Rest in peace Carrie, you were great and you will be missed.
 
She's definitely one of those people that'll never be forgotten as long as humans roam the earth. She's a legend as much as star wars. I've been thinking about her all day. Watched empire earlier and she's one of the biggest reasons why one of the best movies ever made is so damn good. Think I'm gonna go see rogue one again tomorrow.
Only other celebrity death to rock me this hard was Robin Williams.
 

Speevy

Banned
It's pretty extraordinary that an actress who might not have been otherwise more than a footnote changed cinema with one role.

I was having a conversation with my mother who's just two years older than Fisher was when she passed away. She hates anything to do with science fiction, fantasy, comic books, things that are too divorced from reality.

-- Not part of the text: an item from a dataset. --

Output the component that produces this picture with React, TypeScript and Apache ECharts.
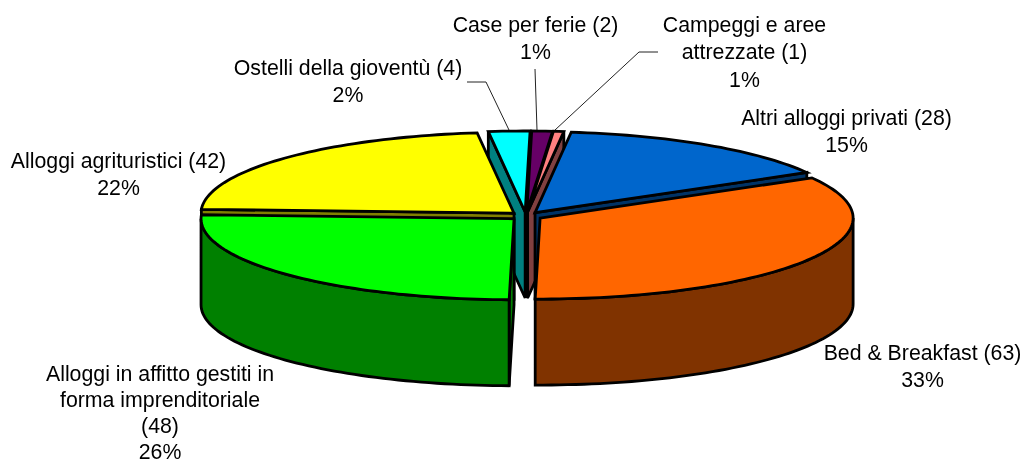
import React, { useEffect, useRef } from "react";
import * as echarts from "echarts";

const categories = ["Case per ferie (2)", "Campeggi e aree|attrezzate (1)", "Altri alloggi privati (28)", "Bed & Breakfast (63)", "Alloggi in affitto gestiti in|forma imprenditoriale|(48)", "Alloggi agrituristici (42)", "Ostelli della gioventù (4)"];
const values = [2, 1, 28, 63, 48, 42, 4];
const percents = ["1%", "1%", "15%", "33%", "26%", "22%", "2%"];
const topColors = ["#660066", "#FF8080", "#0066CC", "#FF6600", "#00FF00", "#FFFF00", "#00FFFF"];
const sideColors = ["#330033", "#804040", "#003366", "#803300", "#008000", "#808000", "#008080"];
const drawOrder = [6, 0, 1, 5, 2, 4, 3];
const labelPos = [[535.5, 25], [744.5, 25], [846.5, 118], [922.5, 353], [160, 374], [118.5, 161], [348, 68]];
const lineSteps = [27.3, 27.3, 27.3, 27.3, 26, 27.3, 27.3];
const leaders = [[[535, 69], [537, 130]], [[658, 52], [639, 52], [555, 130]], [[467, 82], [486, 82], [509, 130]]];

const CX = 526, CY = 216, RX = 313, RY = 81, DEPTH = 86, EX = 16.4, EY = 4, START = 0.9;
const total = values.reduce((a, b) => a + b, 0);
const rad = (d: number) => (d * Math.PI) / 180;

function sliceAngles(i: number) {
  let a = START;
  for (let k = 0; k < i; k++) a += (values[k] / total) * 360;
  return [a, a + (values[i] / total) * 360];
}

function renderSlice(_: any, api: any) {
  const i = api.value(0);
  const [a1, a2] = sliceAngles(i);
  const mid = (a1 + a2) / 2;
  const ax = CX + EX * Math.sin(rad(mid));
  const ay = CY - EY * Math.cos(rad(mid));
  const rim = (t: number): number[] => [ax + RX * Math.sin(rad(t)), ay - RY * Math.cos(rad(t))];
  const down = (p: number[]) => [p[0], p[1] + DEPTH];
  const arc = (s: number, e: number) => {
    const n = Math.max(2, Math.ceil(Math.abs(e - s) / 1.5));
    return Array.from({ length: n + 1 }, (_v, k) => rim(s + ((e - s) * k) / n));
  };
  const style = (fill: string, miterLimit: number) => ({ fill, stroke: "#000", lineWidth: 2.8, lineJoin: "miter", miterLimit });
  const children: any[] = [];
  const apex = [ax, ay];
  const face = (t: number) => ({
    type: "polygon",
    shape: { points: [rim(t), apex, down(apex), down(rim(t))] },
    style: style(sideColors[i], 10),
  });
  if (Math.sin(rad(a1)) < 0) children.push(face(a1));
  if (Math.sin(rad(a2)) > 0.03) children.push(face(a2));
  const ws = Math.max(a1, 90), we = Math.min(a2, 270);
  if (we > ws) {
    const top = arc(ws, we);
    children.push({
      type: "polygon",
      shape: { points: [...top, ...top.slice().reverse().map(down)] },
      style: style(sideColors[i], 4),
    });
  }
  children.push({ type: "polygon", shape: { points: [apex, ...arc(a1, a2)] }, style: style(topColors[i], 4) });
  return { type: "group", children };
}

export default function App() {
  const ref = useRef<HTMLDivElement>(null);
  useEffect(() => {
    const chart = echarts.init(ref.current!, null, { renderer: "svg" });
    const textStyle = { fontFamily: "Liberation Sans", fontSize: 21.3, fill: "#000", lineHeight: 14, textAlign: "center", textVerticalAlign: "middle" };
    const labelTexts = categories.flatMap((c, i) =>
      [...c.split("|"), percents[i]].map((line, k) => ({
        type: "text",
        x: labelPos[i][0],
        y: labelPos[i][1] + k * lineSteps[i],
        style: { ...textStyle, text: line },
        z: 5,
      }))
    );
    chart.setOption({
      animation: false,
      graphic: [
        ...leaders.map((pts) => ({
          type: "polyline",
          shape: { points: pts },
          style: { stroke: "#222", lineWidth: 1, fill: "none" },
          z: 1,
        })),
        ...labelTexts,
      ],
      series: [
        {
          type: "custom",
          coordinateSystem: "none",
          silent: true,
          data: drawOrder.map((i) => [i, values[i]]),
          renderItem: renderSlice,
          z: 2,
        },
      ],
    });
    return () => chart.dispose();
  }, []);
  return <div ref={ref} style={{ position: "fixed", left: 0, top: 0, width: 1024, height: 464 }} />;
}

I was telling her that how movies are made and marketed had a lot to do with these three original Star Wars films. There's a lot to be said for being a big fish in a small pond, which is how it was in 1977's theater-going landscape. But to be an unknown, and to put it all out there was something else.

It really makes me believe in something that was true when films first got going. You only need one character to change movies. Just one. You don't even need to be a good actor. Just a character that touches people. How many thousands upon thousands of actors will live and die without ever having done that? It's not even about an awards statue or big box office. It's just something you feel. You can't manufacture it. It just happens, and it's there forever.